Andrew Ng: One of the biggest names in artificial intelligence has launched a new venture,, with Foxconn to bring AI and so-called machine learning onto the factory floor. (Reuters)

Chipmakers: Industry analysts point out that as the founders of many chip companies, typically technical experts, are retiring or stepping down, they are being replaced by an aggressive set of chief executives who are quicker to push big acquisitions, slash costs, and drive up profits. (NYT)

  THE WORLD                                     

G20: France is expected to propose that the G20 group of major economies discuss regulation of the bitcoin virtual currency next year at their April summit in Argentina.
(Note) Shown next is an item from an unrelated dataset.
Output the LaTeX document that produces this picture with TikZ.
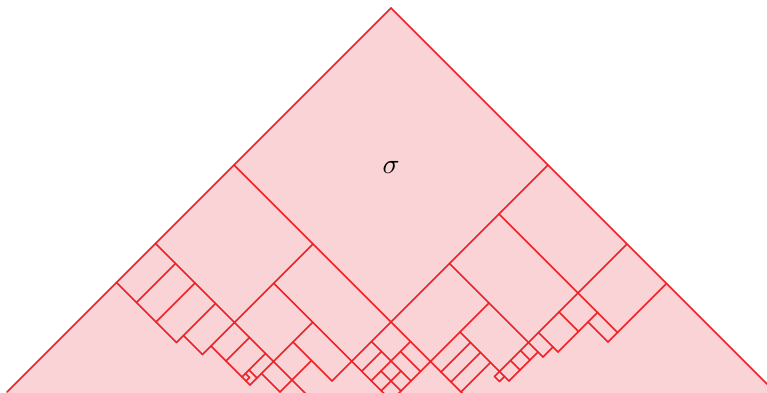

Bitcoin’s prices have risen more than 1,700 percent since the start of the year. (Reuters)

North Korea: The Asian country now has about four million mobile-phone subscribers—roughly one-sixth of the population and four times the number in 2012, according to reports. However, nearly all North Korean devices run on locally developed operating systems that are stocked with censorship and surveillance tools. (WSJ)


China’s Scary Surveillance Technology: “Step by step, China has been rolling out surveillance technology that is remarkably intrusive, comprehensive and ubiquitous. Eager to exploit gains in technology, Beijing seems little concerned about human rights or privacy violations,” write editors of the Washington Post.


A Gentle Primer on Bitcoin: “The soaring price of bitcoin—the virtual currency is now worth more than $250 billion—has gotten a lot of attention in recent weeks. But the real significance of bitcoin isn't just its rising value. It's the technological breakthrough that allowed the network to exist in the first place. Bitcoin's still anonymous inventor, who went by the pseudonym Satoshi Nakamoto, figured out a completely new way for a decentralized network to reach a consensus about a shared transaction ledger. This innovation made possible the kind of fully decentralized electronic payment systems that cypherpunks had dreamed about for decades,” writes Timothy B. Lee for Ars Technica.

The War over Net Neutrality: “What matters more is that the rules are being changed two years after they were put in place. Effective regulatory regimes need to be stable. Remember, this is an infrastructure industry. Outlays are heavy, and business decisions have to look forward over a span of years and even decades. There were lawsuits when the Obama administration acted; there are lawsuits again. A regulatory system in a perpetual state of upheaval is a heavy tax on investment and innovation,” write editors of Bloomberg.